IP protection recognises and promotes the interests of creators or inventors to pursue their economic goals  through exploitation of rights in their creations or innovations. It is an important aspect in IP to justly reward human endeavour and for a creator or inventor not to be deprived or misled into giving up the rights in their creations or inventions. For instance, in contracts involving IP assets, the contract ought not to be construed ambiguously and in manner that sneakily transfers ownership of the IP.

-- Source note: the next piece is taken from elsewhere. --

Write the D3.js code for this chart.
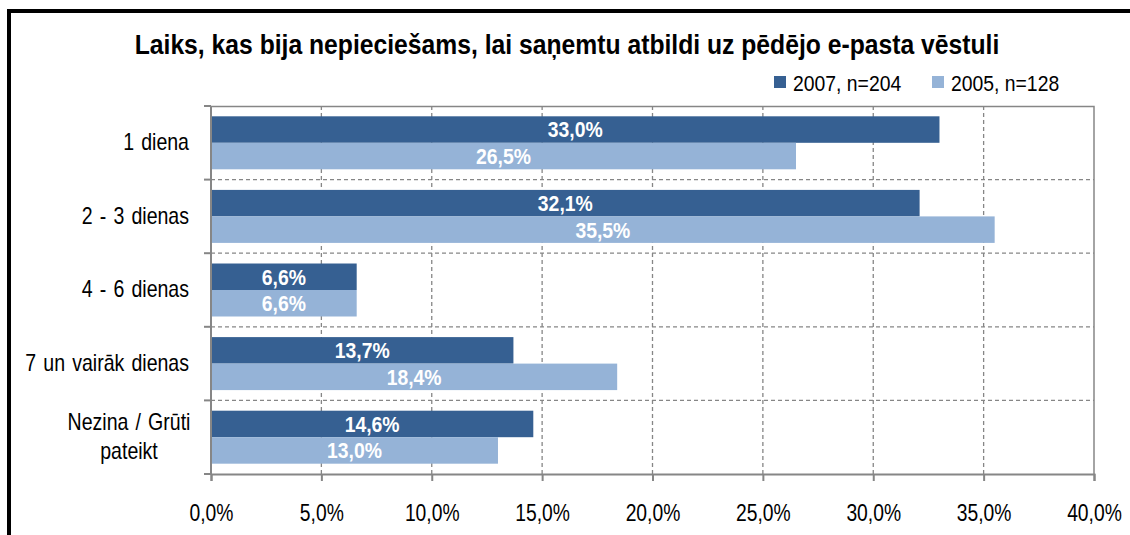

One of the tenets of Islamic finance is sharing risk between financial institutions and the individuals or entities that use them. To do that, the two parties may be tied into a longer-term relationship with one another aimed at shifting incentives and avoiding so called cut and run financial deals. So, for example, mortgages or loans that are shariah-compliant would require  that the lender and the borrower share the risks involved in repayment rather than charging any form of interest. In the same breadth IP assets may be shar’iah complaint, in that parties can co-own the IP asset for the duration of the financial obligation. In Kenya, patent rights, would see the relationship last for a period of twenty years before the patent right lapses and falls into the public domain. For copyright it would be for the duration of copyright protection. Whereas for trade marks, the relationship is in perpetuity subject to renewal of the trade Mark, after every ten years.
The use of IP assets as collateral for financing is common in many parts of the world and it may also begin to gain acceptance on the African continent. In South Africa for instance, the Trade Mark Act recognises use of registered trade marks as security for a debt. Specifically Section 41(1) and (3) as well as regulation 43 of the Trade Mark Act make provisions for this type of arrangement. The use of trade mark rights as security is often done by way of a deed of security. The deed of security is lodged with the Registrar, who then endorses the Register to the effect that the trade mark has been hypothecated. A deed of security in respect of which an endorsement of the Register has been made has the effect of a pledge of the trade mark to the person in whose favour the deed of security has been granted. In Islamic Financing, this may be entered to reflect that there is an agreement to not only pledge for the benefit of the lender but also co-ownership of the trade mark for the duration of the debt period.
It is important to keep in mind that under transacting within Islamic financing means that the financial trading is limited investment ventures in industries that are not haraam. This would mean valuable brands in commercial activities that are considered as haraam may not be used in Islamic Financing.
The East Africa Islamic Finance Summit that took place in Nairobi on 17th February, 2016 was concluded on a high note with stakeholders optimistic that the growth and development of Islamic Finance and Banking was on the right path. The Attorney General in his special address spoke of the regulatory changes making significant progress in Kenya and also recognised the potential of Islamic finance in Kenya’s economy.  The United Kingdom is a key non-Muslim jurisdiction wherein Islamic Finance has achieved notable economic success. The country has managed to attract a lot of Foreign Direct Investment due to the recognition of inclusive participation, sound fiscal and regulatory framework all of which have enabled and encouraged growth in that area.
Whereas there was no specific mention of intangible assets specifically intellectual property assets during the summit, it cannot be ignored that Islamic finance has continued to develop rapidly with growth and development of an array of modern financial assets – both tangible and intangible. As legislative reforms in this area continue in Kenya, the opportunity to begin exploring the inclusion of IP assets in Islamic Finance ought not be overlooked as appears to be the case in the mainstream banking and financing sectors.
This article hopes to excite an interrogation in the IP and Islamic banking and financial sectors especially due to the continued growth of commercial value in IP assets and the current ongoing discussions regarding Islamic Finance in Kenya and East Africa.